Xml – UTF-8 or ISO-8859-1 in XML

utf-8xml

We have an application this takes a text string entered by a user into a web form and packages it in XML. Just to confuse matters a little, the XML is send as the body of on Outlook email message.

Because the users can paste almost anything into the web form (typically from Word), the text string can contain non-ASCII (7 bit) characters such as those used for open and close double quotes.

The string is travelling intact via email but when we use the Microsoft XML parser, it complains (quite rightly) that the XML contains invalid characters.

A quick fix is to put encoding="iso-8859-1" in the header. However, I wonder if it would be better to encode the XML file in true UTF-8 format at the start as I've read articles that state it would be better for a more harmonious world if every XML document was encoded in UTF-8?

But… are we going to have trouble as the XML document is actually being transferred via the body of an email message? I understand that UTF-8 is a variable byte length encoding system I assume using 7 bit ASCII and escapte characters to indicate "there is more data".

Another option is to set to UTF-8 but replace non-ASCII characters with the &#nnn; format.

Any advise on this rather complicated area appreciated.

Cheers, Rob.

Best Answer

Here from outside english-only-land{1} I can confirm that UTF-8 works fine everywhere and has done so for many, many years.
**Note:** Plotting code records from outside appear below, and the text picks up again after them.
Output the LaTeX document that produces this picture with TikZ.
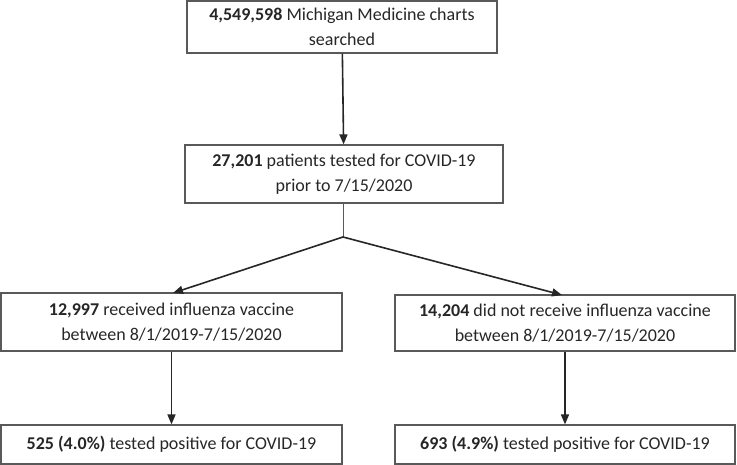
\documentclass[tikz,border=0pt]{standalone}
\usepackage{fontspec}
\setmainfont{Carlito}
\usetikzlibrary{arrows.meta, positioning}
\definecolor{boxline}{HTML}{595959}
\definecolor{textdark}{HTML}{262626}
\tikzstyle{stagebox} = [rectangle, draw=boxline, line width=1.2pt, align=center, inner sep=0pt, text=textdark, font=\fontsize{18}{24.5}\selectfont]
\tikzstyle{arrow} = [line width=1.6pt, -{Triangle[length=10pt, width=8pt]}, color=textdark]

\begin{document}
\begin{tikzpicture}[x=1pt, y=-1pt]
    \useasboundingbox (0,0) rectangle (737,465);
    \node[stagebox, minimum width=310pt, minimum height=52pt] (charts) at (342,27) {\textbf{4,549,598} Michigan Medicine charts\\searched};
    \node[stagebox, minimum width=318pt, minimum height=58pt] (tested) at (344,174) {\textbf{27,201} patients tested for COVID-19\\prior to 7/15/2020};
    \node[stagebox, minimum width=341pt, minimum height=58pt] (vacc) at (171.5,322) {\textbf{12,997} received influenza vaccine\\between 8/1/2019-7/15/2020};
    \node[stagebox, minimum width=340pt, minimum height=56pt] (novacc) at (565,323) {\textbf{14,204} did not receive influenza vaccine\\between 8/1/2019-7/15/2020};
    \node[stagebox, minimum width=341pt, minimum height=39pt] (posvacc) at (171.5,444.5) {\textbf{525 (4.0\%)} tested positive for COVID-19};
    \node[stagebox, minimum width=340pt, minimum height=39pt] (posnovacc) at (565,444.5) {\textbf{693 (4.9\%)} tested positive for COVID-19};
    \coordinate (split) at (343,237);

    \draw[arrow] (charts) -- (tested);
    \draw[line width=0.8pt, boxline] (tested.south -| split) -- (split);
    \draw[arrow] (split) -- (173,293);
    \draw[arrow] (split) -- (562,295);
    \draw[arrow] (vacc.south) -- (posvacc.north);
    \draw[arrow] (novacc.south) -- (posnovacc.north);
\end{tikzpicture}
\end{document}
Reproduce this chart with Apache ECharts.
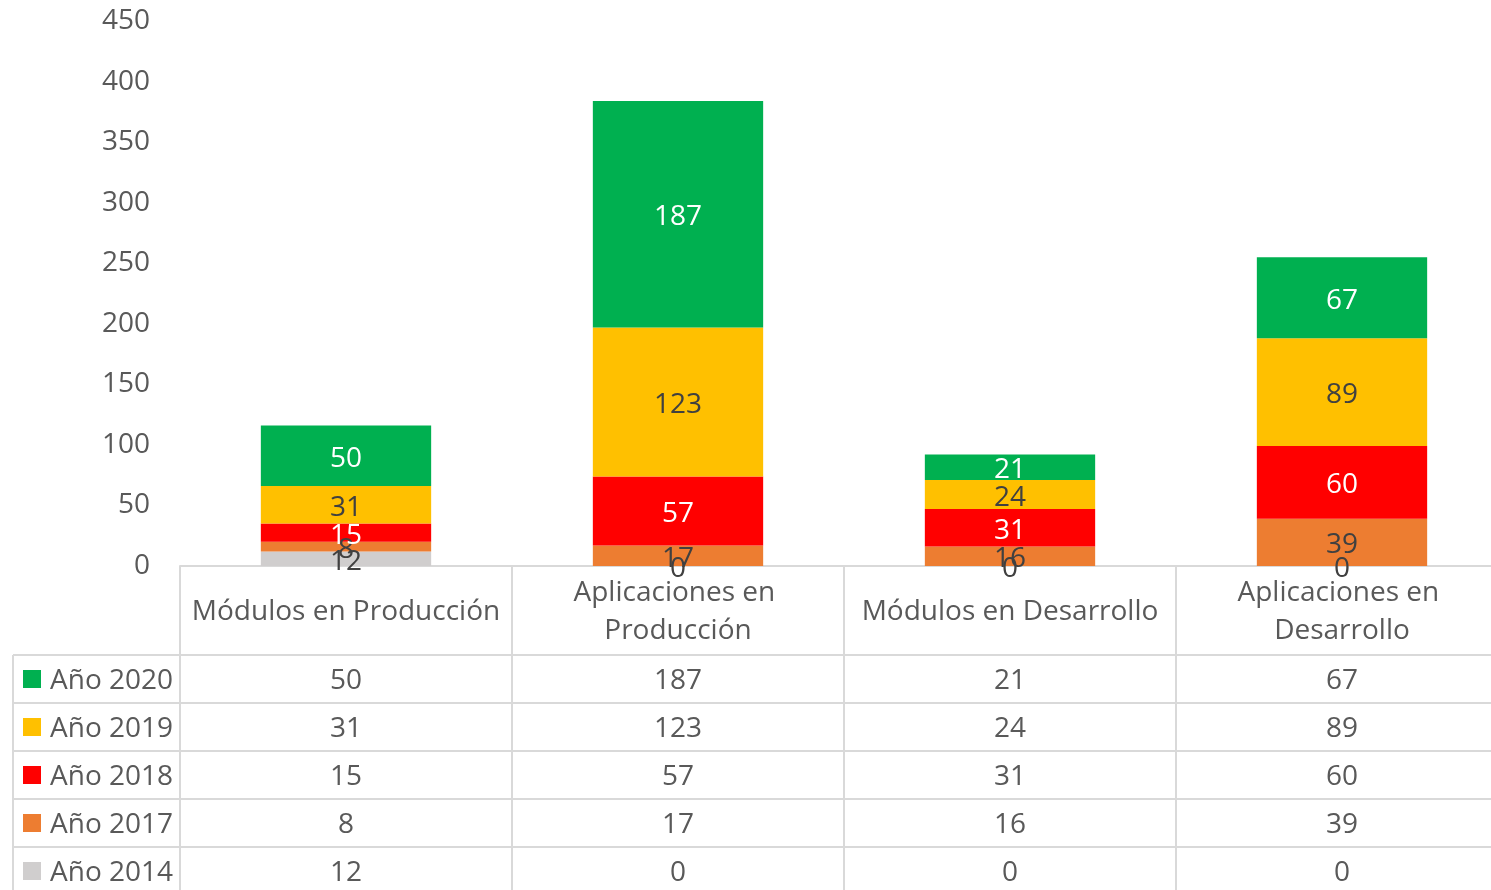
<!DOCTYPE html>
<html>
<head>
<meta charset="utf-8">
<script src="https://cdn.jsdelivr.net/npm/echarts@6/dist/echarts.min.js"></script>
<style>
html,body{margin:0;padding:0;background:#fff;overflow:hidden;width:1491px;height:890px;}
#c{width:1520px;height:890px;}
</style>
</head>
<body>
<div id="c"></div>
<script>
const categories = ['Módulos en Producción', 'Aplicaciones en Producción', 'Módulos en Desarrollo', 'Aplicaciones en Desarrollo'];
const seriesNames = ['Año 2014', 'Año 2017', 'Año 2018', 'Año 2019', 'Año 2020'];
const y2014 = [12, 0, 0, 0];
const y2017 = [8, 17, 16, 39];
const y2018 = [15, 57, 31, 60];
const y2019 = [31, 123, 24, 89];
const y2020 = [50, 187, 21, 67];
const yTicks = [0, 50, 100, 150, 200, 250, 300, 350, 400, 450];

const seriesValues = [y2014, y2017, y2018, y2019, y2020];
const colors = ['#d0cece', '#ed7d31', '#ff0000', '#ffc000', '#00b050'];
const labelColors = ['#404040', '#404040', '#ffffff', '#404040', '#ffffff'];
const FONT = '"Open Sans", sans-serif';
const FS = 28;
const TXT = '#595959';
const LINE = '#d9d9d9';

const chart = echarts.init(document.getElementById('c'), null, {renderer: 'canvas'});

const series = seriesNames.map((name, i) => ({
  name: name,
  type: 'bar',
  stack: 'total',
  data: seriesValues[i],
  barWidth: '51.3%',
  itemStyle: {color: colors[i]},
  label: {
    show: true,
    position: 'inside',
    offset: [0, 3],
    color: labelColors[i],
    fontFamily: FONT,
    fontSize: FS
  },
  emphasis: {disabled: true}
}));

chart.setOption({
  animation: false,
  backgroundColor: '#ffffff',
  textStyle: {fontFamily: FONT},
  grid: {left: 180, top: 21, bottom: 324, width: 1328, containLabel: false},
  xAxis: {
    type: 'category',
    data: categories,
    axisLine: {show: true, lineStyle: {color: LINE, width: 2}},
    axisTick: {show: true, length: 330, lineStyle: {color: LINE, width: 2}},
    axisLabel: {
      color: TXT, fontFamily: FONT, fontSize: FS,
      width: 340, overflow: 'break', lineHeight: 38,
      verticalAlign: 'middle', margin: 46, interval: 0
    }
  },
  yAxis: {
    type: 'value',
    min: 0, max: 450, interval: 50,
    axisLine: {show: false},
    axisTick: {show: false},
    splitLine: {show: false},
    axisLabel: {
      color: TXT, fontFamily: FONT, fontSize: FS, margin: 30,
      customValues: yTicks
    }
  },
  series: series
});

// Data table below the chart
const rowH = 48;
const tableTop = 655;
const leftEdge = 13;
const graphics = [];
for (let r = 0; r <= seriesNames.length; r++) {
  const y = tableTop + r * rowH;
  graphics.push({type: 'line', shape: {x1: leftEdge, y1: y, x2: 1520, y2: y}, style: {stroke: LINE, lineWidth: 2}, silent: true});
}
graphics.push({type: 'line', shape: {x1: leftEdge, y1: tableTop, x2: leftEdge, y2: 890}, style: {stroke: LINE, lineWidth: 2}, silent: true});

const rowOrder = [4, 3, 2, 1, 0]; // 2020 first
rowOrder.forEach((si, r) => {
  const cy = tableTop + r * rowH + rowH / 2;
  graphics.push({type: 'rect', shape: {x: 23, y: cy - 9, width: 18, height: 18}, style: {fill: colors[si]}, silent: true});
  graphics.push({type: 'text', x: 50, y: cy + 2, style: {text: seriesNames[si], fill: TXT, font: FS + 'px ' + FONT, textAlign: 'left', textVerticalAlign: 'middle'}, silent: true});
  categories.forEach((cat, ci) => {
    const cx = chart.convertToPixel({xAxisIndex: 0}, ci);
    graphics.push({type: 'text', x: cx, y: cy + 2, style: {text: String(seriesValues[si][ci]), fill: TXT, font: FS + 'px ' + FONT, textAlign: 'center', textVerticalAlign: 'middle'}, silent: true});
  });
});

chart.setOption({graphic: graphics});
</script>
</body>
</html>
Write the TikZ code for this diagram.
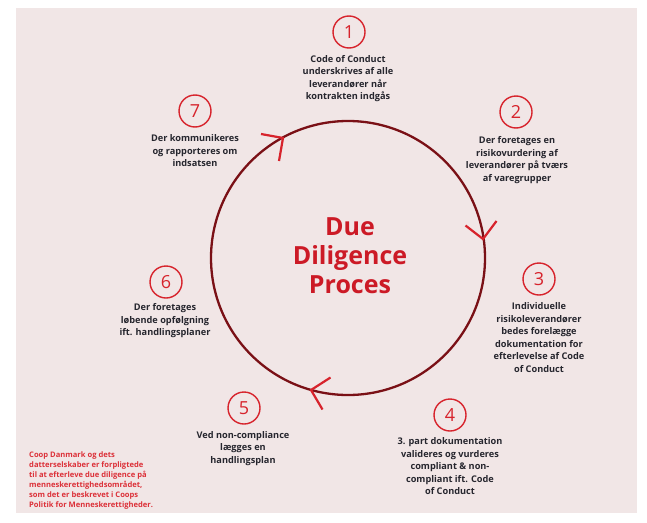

I have trouble remembering since when any MTA crippled emails by stripping of the 8th bit (leading to "inventions" like QP (which were basically fixing the symptom rather than solving the problem)). That happened most certainly during mid-90s, although UTF-8 quickly gained popularity and replaced iso-8859-1. I do not remember when I switched, but I guess it was at least before year 2000.

Speaking of iso-8859-1, it will not be able to cover all possible input from your users. Depending on language, other iso-8859 variants might be needed (for instance for Finnish and Welsh), and even so the 8859 family does not support languages like Chinese. UTF-8 in the other hand should cover everything, so I strongly recommend that to iso-8859-1.

{1} This might bias my experience since any program not fully supporting UTF-8 would be considered crap and tend not to be used here.